_Data records_
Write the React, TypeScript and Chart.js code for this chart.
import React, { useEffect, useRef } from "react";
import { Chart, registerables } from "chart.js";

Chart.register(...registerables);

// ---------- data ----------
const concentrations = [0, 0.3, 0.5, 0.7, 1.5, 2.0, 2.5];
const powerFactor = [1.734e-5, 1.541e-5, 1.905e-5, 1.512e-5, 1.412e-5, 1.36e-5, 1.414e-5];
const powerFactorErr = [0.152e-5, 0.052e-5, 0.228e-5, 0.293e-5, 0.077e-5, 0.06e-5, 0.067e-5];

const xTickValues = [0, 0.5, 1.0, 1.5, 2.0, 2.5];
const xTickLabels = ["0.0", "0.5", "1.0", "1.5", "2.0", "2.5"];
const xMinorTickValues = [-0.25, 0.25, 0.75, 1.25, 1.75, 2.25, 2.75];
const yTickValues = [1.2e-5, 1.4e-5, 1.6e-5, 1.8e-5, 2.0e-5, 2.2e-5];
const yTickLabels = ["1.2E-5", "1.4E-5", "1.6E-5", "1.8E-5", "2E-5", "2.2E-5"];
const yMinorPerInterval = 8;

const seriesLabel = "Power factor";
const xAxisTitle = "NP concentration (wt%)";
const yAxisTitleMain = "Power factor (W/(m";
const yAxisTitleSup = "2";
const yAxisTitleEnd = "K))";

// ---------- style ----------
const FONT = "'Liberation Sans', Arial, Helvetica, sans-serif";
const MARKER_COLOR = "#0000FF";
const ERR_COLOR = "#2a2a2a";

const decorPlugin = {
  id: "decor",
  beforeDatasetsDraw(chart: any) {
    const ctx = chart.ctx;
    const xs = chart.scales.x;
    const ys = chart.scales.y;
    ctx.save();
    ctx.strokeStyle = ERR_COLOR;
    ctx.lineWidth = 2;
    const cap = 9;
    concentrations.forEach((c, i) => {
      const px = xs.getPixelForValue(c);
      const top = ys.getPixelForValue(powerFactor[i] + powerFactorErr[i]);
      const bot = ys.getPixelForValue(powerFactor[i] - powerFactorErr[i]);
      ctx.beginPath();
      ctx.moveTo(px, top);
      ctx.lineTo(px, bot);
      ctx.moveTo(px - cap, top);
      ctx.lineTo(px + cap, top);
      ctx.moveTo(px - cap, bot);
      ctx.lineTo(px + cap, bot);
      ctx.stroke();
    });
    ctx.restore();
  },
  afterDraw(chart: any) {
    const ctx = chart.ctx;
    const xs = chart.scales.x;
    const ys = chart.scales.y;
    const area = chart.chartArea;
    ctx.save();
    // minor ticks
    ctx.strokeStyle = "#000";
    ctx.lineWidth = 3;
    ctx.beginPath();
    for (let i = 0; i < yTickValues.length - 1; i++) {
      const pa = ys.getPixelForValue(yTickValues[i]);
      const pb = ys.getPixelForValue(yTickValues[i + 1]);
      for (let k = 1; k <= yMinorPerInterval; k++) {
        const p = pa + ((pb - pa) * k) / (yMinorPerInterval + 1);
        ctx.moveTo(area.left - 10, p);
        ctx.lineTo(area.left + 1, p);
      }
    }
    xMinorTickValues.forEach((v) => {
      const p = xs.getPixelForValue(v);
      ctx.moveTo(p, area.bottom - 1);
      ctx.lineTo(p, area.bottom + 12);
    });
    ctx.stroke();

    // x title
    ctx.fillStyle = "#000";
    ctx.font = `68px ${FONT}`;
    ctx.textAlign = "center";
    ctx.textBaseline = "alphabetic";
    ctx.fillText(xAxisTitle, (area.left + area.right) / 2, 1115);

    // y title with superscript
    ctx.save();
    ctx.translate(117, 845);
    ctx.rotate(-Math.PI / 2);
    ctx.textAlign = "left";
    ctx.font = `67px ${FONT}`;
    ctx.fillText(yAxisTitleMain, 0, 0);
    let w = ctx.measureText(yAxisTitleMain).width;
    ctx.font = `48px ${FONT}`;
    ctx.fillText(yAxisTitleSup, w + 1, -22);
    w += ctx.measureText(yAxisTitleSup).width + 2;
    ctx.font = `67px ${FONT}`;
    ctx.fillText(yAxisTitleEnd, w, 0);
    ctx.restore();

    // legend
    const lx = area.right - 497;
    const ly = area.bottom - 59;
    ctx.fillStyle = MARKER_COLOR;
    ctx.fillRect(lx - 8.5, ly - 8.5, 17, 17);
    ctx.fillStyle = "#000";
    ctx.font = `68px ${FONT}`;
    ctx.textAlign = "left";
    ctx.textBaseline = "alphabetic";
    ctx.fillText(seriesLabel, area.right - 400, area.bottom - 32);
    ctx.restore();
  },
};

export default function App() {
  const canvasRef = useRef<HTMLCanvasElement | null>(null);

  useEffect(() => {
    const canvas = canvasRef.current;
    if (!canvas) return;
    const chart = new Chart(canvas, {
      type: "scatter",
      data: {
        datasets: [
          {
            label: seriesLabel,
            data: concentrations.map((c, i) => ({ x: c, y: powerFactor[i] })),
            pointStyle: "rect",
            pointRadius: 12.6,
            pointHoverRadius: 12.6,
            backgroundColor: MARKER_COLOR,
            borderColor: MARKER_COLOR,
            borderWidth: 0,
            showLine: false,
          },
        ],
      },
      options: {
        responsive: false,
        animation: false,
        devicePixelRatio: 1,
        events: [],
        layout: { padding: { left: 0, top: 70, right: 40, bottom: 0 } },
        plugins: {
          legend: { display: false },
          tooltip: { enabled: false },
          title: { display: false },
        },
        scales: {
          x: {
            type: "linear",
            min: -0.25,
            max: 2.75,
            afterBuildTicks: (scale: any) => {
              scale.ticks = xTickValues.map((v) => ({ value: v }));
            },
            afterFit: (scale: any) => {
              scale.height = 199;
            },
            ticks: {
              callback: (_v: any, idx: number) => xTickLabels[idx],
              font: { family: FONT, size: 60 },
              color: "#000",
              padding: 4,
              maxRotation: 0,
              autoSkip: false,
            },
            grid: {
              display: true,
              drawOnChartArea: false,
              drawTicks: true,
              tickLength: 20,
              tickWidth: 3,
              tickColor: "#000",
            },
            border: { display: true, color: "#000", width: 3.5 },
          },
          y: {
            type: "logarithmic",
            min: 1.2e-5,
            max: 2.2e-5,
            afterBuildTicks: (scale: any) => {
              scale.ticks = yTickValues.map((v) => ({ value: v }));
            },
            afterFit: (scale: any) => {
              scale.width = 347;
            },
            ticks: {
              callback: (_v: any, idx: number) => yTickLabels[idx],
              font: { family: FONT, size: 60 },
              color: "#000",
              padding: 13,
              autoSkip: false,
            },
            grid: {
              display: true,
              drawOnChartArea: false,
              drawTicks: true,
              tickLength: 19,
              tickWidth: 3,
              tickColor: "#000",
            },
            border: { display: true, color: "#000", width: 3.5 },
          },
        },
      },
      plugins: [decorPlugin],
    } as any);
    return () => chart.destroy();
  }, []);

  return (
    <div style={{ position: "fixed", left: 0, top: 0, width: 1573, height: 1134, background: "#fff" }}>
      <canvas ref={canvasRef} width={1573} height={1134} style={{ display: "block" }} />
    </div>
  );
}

* * *

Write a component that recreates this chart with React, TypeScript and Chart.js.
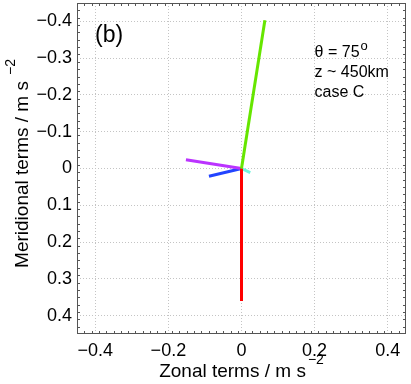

---

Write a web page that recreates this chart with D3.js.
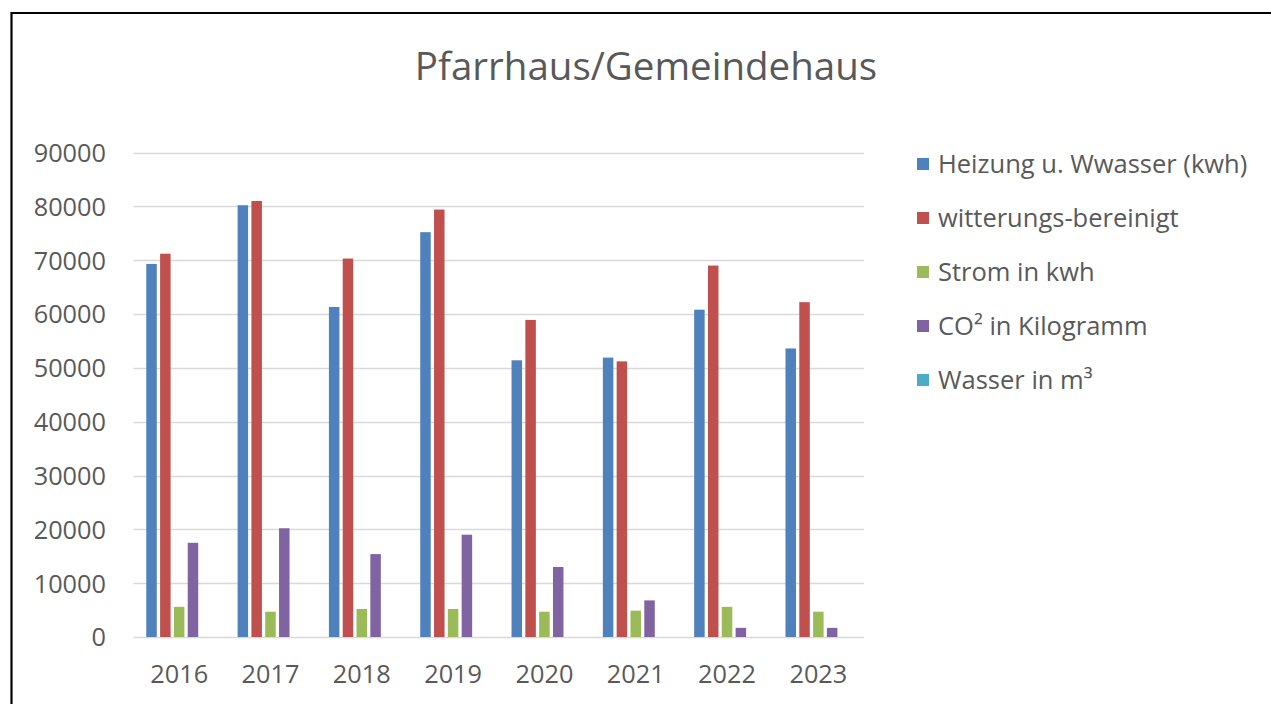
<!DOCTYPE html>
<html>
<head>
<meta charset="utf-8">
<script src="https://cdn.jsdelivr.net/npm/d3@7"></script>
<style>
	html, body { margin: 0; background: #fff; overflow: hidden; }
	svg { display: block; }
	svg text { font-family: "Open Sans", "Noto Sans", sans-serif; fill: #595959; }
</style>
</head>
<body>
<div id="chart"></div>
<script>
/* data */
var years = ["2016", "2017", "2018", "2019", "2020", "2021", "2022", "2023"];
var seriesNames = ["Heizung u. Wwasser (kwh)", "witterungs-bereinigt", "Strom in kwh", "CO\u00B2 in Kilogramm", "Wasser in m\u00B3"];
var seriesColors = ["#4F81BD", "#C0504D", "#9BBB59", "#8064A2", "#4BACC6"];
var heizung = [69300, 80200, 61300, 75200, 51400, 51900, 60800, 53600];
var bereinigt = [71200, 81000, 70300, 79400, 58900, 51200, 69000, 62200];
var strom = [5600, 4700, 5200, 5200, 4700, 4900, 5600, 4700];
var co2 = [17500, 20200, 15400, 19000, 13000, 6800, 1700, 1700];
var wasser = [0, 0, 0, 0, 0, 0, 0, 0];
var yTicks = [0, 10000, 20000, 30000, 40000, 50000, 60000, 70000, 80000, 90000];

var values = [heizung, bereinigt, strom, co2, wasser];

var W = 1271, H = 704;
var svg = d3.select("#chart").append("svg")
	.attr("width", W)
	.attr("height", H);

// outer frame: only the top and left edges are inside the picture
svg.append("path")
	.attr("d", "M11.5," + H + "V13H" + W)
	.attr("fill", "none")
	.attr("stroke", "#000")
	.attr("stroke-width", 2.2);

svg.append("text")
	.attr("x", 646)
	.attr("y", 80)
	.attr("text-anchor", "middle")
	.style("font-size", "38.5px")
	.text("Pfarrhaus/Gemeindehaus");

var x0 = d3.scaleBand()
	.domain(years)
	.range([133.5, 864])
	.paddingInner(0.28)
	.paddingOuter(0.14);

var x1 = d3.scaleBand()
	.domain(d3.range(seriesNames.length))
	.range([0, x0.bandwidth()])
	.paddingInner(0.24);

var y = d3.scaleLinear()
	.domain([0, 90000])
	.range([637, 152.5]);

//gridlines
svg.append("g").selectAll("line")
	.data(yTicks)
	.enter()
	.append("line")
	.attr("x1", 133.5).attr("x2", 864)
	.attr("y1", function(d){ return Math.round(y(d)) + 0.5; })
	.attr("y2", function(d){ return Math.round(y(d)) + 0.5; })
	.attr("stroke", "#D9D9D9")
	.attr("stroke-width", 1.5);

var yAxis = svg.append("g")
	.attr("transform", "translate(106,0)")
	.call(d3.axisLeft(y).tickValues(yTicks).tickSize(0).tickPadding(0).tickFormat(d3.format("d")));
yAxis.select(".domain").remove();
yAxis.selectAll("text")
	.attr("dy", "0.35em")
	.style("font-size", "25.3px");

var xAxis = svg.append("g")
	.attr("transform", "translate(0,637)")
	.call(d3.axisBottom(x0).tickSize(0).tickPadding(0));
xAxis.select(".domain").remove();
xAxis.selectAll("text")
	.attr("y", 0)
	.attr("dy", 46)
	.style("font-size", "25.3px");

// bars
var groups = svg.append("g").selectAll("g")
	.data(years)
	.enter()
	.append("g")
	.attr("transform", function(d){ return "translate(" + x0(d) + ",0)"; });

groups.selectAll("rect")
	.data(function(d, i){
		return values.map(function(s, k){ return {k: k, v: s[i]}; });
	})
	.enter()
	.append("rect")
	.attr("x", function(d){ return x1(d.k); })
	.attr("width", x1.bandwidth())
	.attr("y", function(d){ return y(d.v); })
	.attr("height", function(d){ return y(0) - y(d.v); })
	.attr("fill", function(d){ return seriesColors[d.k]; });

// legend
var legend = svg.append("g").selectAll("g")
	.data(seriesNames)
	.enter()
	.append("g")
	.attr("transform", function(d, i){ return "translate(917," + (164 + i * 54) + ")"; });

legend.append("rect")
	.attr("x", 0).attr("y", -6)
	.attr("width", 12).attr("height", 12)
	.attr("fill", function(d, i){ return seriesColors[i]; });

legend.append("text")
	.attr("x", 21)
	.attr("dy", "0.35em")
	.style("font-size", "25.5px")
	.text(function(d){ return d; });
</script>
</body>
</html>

_Exercise task_
From the line that contains "Write the React, TypeScript" through the line that contains "0.077e-5, 0.06e-5, 0.067e-5];", reproduce every line exactly, both end lines included.

_The answer_
Write the React, TypeScript and Chart.js code for this chart.
import React, { useEffect, useRef } from "react";
import { Chart, registerables } from "chart.js";

Chart.register(...registerables);

// ---------- data ----------
const concentrations = [0, 0.3, 0.5, 0.7, 1.5, 2.0, 2.5];
const powerFactor = [1.734e-5, 1.541e-5, 1.905e-5, 1.512e-5, 1.412e-5, 1.36e-5, 1.414e-5];
const powerFactorErr = [0.152e-5, 0.052e-5, 0.228e-5, 0.293e-5, 0.077e-5, 0.06e-5, 0.067e-5];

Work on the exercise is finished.